The topic I was supposed to write about today was “Marketing and Writing to a Target Audience.” Why did I think I could write a full essay on that?
Here is what I know about marketing. The cover is ridiculously important. There’s an entire career dedicated to the marketing hustle, and I’m not skilled in it. In fact, the closer I get to it, the more uncomfortable it makes me.
Here is what I know about writing to a target audience. Uh… not much? I write stories that I want to read, so I suppose my target audience is me. Anything else would feel dishonest, and I question the quality of the stories I might produce if I tried writing something I didn’t want to read.
So there’s my abbreviated take on “Marketing and Writing to a Target Audience.” Now let’s talk about online distractions, which lines up nicely with the topics from the previous two days.
Identifying the Distraction
There’s nothing wrong with visiting social media or YouTube or Reddit. Whatever your favorite flavor, it’s fine, as long as it’s not out of control. When it comes to these sites, how can you tell the difference between a revitalizing break and a productivity sapping distraction?
First, pay attention to how much time you spend with your eyes directed at a site. Compare that to how long you’re working on your manuscript. You must determine if the ratio is healthy or not. Ideally for me, for every hour I set aside for writing, I don’t want to be looking at the internet for more than 10 or 15 minutes. Basically a 3 to 1 ratio, which is honestly probably too generous.
It’s possible for you to be looking at your manuscript but not actually writing. This happens to me from time to time, where I want to write, but I’m too busy thinking about something I read on social media or in the news.
Different writers have different needs. To determine if your online behavior is benign or destructive, you must be honest with yourself and what your needs are. The 3 to 1 ratio might be great for me, but maybe you need 2 to 1, or 10 to 1. Just remember to be honest and be kind with yourself when you’re doing this kind of evaluation.
Dealing with the Distractions
You have taken a long, hard look at your writing and online activities, and you’ve identified a problem. You’re spending too much time on one or more sites. What do you do about it?
The obvious answer — close your browser — works. It’s a fine answer, and it’s as far as some people need to go. With the might of their willpower, they can close the valve on the source of the problem and dig right into their manuscript. For everyone else, it’s like trying to stay on a diet. If you’ve ever struggled sticking with a plan, you may need to try some other techniques.
Something I like to do is turn my distraction into a motivator. If I’m spending too much time on Twitter, I start a writing sprint on Twitter, inviting my friends to participate. In one move, the distraction is now an accountability vehicle.
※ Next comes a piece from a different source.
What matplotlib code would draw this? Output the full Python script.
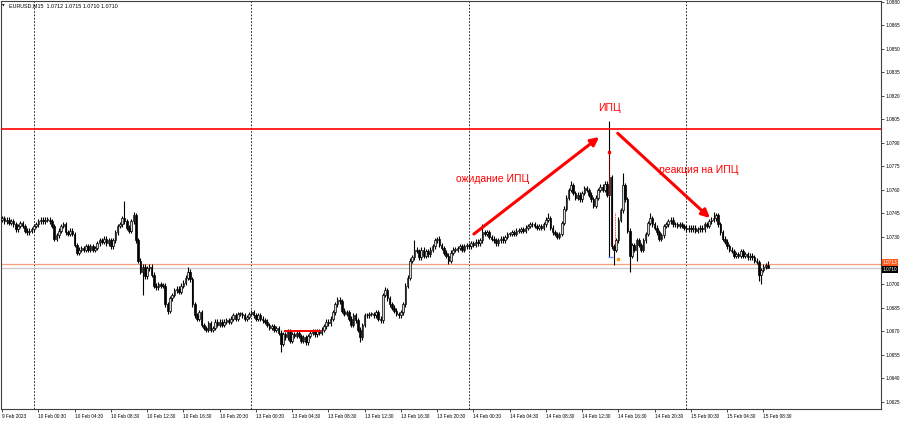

If the distraction is something else, like YouTube or Netflix, I’ll turn it into a reward. I’ll give myself a reward trigger, such as “once I’ve written X number of words, I’m allowed a video.” Or “between thirty minute sprints, I’m allowed to watch something as a cool down.”
Often for me, the distraction is the news. There is so much wrong right now, I find it difficult to think about anything else. This is a type of distraction I don’t have much of an answer for yet. Some might say, “stop reading the news.” I can’t. The train is moving at full speed and the bridge ahead is broken, and I can’t close my eyes and look away. Not knowing makes the terror worse.
My last tip, which falls more in line with the “just turn it off” crowd, is to change where you’re writing so that it is more difficult for you to become distracted.
I do most of my writing on a Microsoft Surface. This is a fine device that doesn’t have a ton of horsepower. I can’t really play many games on it, and I refuse to install software development tools on it. There is Scrivener, Office, and that’s about it. By only putting my productivity software on my Surface, I limit the amount of distractions I can fall into.
Then I change where I write. Sometimes I’ll go in the backyard. Often I go to Starbucks. I’ve even been known to write in restaurants during November. By changing my physical location, I’m altering how much access I have to the internet. The wifi is crappy in my backyard, limited at Starbucks, and non-existent at the counter at Denny’s. Also, when I’m out in public, I’m less likely to watch a video because I rarely have headphones and I don’t want to broadcast and disturb other people.
I mentioned mental health yesterday, and that changes the dynamic of online distractions. If you suffer from depression as I do, it’s possible the online activity you’re participating in is less a distraction and more of an escape. Sometimes, all a person can do is put on reruns of Star Trek:TNG and play some solitaire while they wait it out.
Most of the advice I offered in this essay can only be applied when you’re in good mental health, and the distractions are coming from a place of desire rather than a place of pain.
If you’re healthy but finding it difficult to put away the online distractions, look at my previous two pages in regards to Staying on Task and Handling Writer’s Block.
Above all, treat yourself with honesty and kindness, just as you treat others with the same honesty and kindness. This is a marathon and not a sprint. Treat it and yourself accordingly.